High School Assistant Principal Suspended After Allegedly Harassing Trans Student In Men’s Bathroom

A school board in Harrison County, West Virginia, has suspended an assistant principal at Liberty High School in Clarksburg on charges that he harassed a transgender student.

Liberty High School Assistant Principal Lee Livengood was suspended with pay until the end of the semester, said Harrison County Schools Superintendent Dr. Mark Manchin, who met with school administration after the American Civil Liberties Union of West Virginia alleged in a letter that Livengood “cornered, harassed and intimidated (a transgender student) in a public boys’ bathroom.”

The ACLU wrote that the student, who identifies as male, went into a boys’ restroom ahead of a scheduled bus trip to Morgantown. Livengood then entered the restroom and questioned why the student was using the facilities. The student said he was using the boys’ restroom because he is a male.

Livengood “challenged (the student) to ‘come out here and use the urinal’ if he was really a boy,” the letter alleges. He then blocked the exit as he “continued to berate” the student loudly, attracting the attention of his classmates,

“I’m not going to lie. You freak me out,” Livengood told the student before he left with a parent who came to his defense.

The student, Michael Critchfield, says he has experienced significant anxiety since the incident, and released a statement, saying:

“At the end of the day, all I want is to feel welcome and safe in my school. Mr.

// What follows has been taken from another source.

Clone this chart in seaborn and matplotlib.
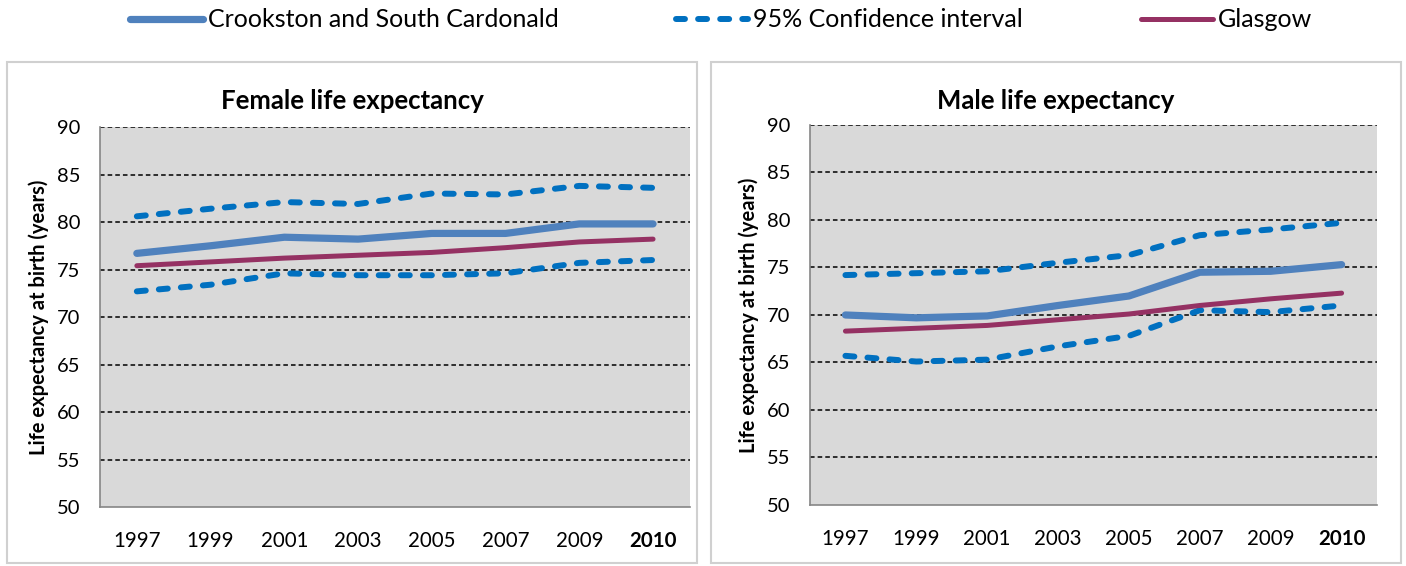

Livengood’s behavior in the bathroom that day was terrifying and no student deserves that kind of treatment. I’m telling my story so that high school doesn’t have to be a scary place for kids like me and kids in general with different identities and different sexualities. High school should never be scary. It should be a place you feel welcome and safe in to learn and grow.”

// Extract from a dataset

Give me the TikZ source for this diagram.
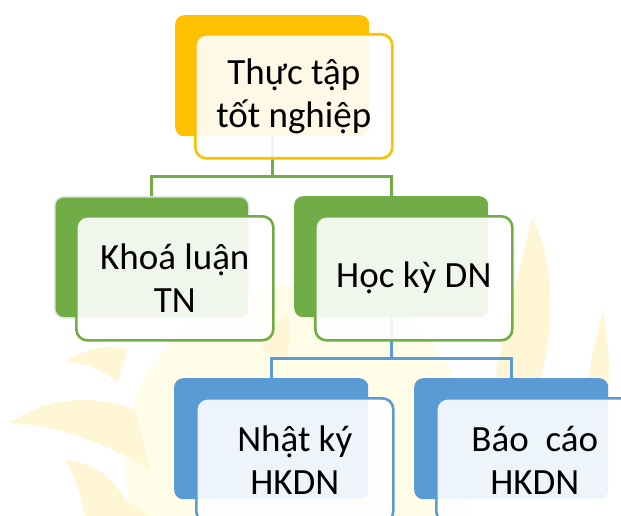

Responding to the decision, the ACLU said:

“The Harrison County School District needs to make significant changes to its culture. We look forward to meeting with Mr. Manchin and developing a real plan to ensure each student is safe.”

Manchin says that Livengood  “was very contrite in his demeanor, recognized that it was inappropriate and was very apologetic,” noting that he has denied some of the accusations.

Livengood “has said he never said certain things that were very inappropriate. I’m just trying to confirm how that conversation went. I haven’t had a chance to talk to the child in question, so as we, the ACLU, and I’m assuming the child in question and the parents are in, I’ll be able to gather more information,” Manchin said.

Livengood is expected to return to work after the holiday break, likely ahead of a planned meeting between Manchin and representatives of the ACLU.

“Right now, in this interim period — and I may get further information — he’s scheduled to be back to work on Jan. 2,” Manchin said, “so it’s conceivable that he may be back before I’m able to confirm. I intend to next week continue investigating.”

Critchfield’s mother criticized Livengood’s behavior, and says she has questioned why the incident occurred:

“I have a lot of questions why. This is someone who’s to provide safety and provide a safe place for my son, and not to belittle him, not to misgender him, not to degrade him, not to make him feel uncomfortable and create phobia in him, and not to talk to him that way and tell him the things he told him. … I’m just picturing my son in a situation with this man humiliating him, degrading him, misgendering him, harassing him. It just boggles my mind that someone could be that way. He works for the school system.”

Harrison County, meanwhile, is contending with calls to fire Livengood.

Critchfield and his family “are seeking appropriate discipline for Livengood, implementation of best practice policies in Harrison County schools for appropriately handling LGBTQ+ issues, and required training for county teachers, administrators and staff on how to appropriately handle LGBTQ+ issues,” according to WV News.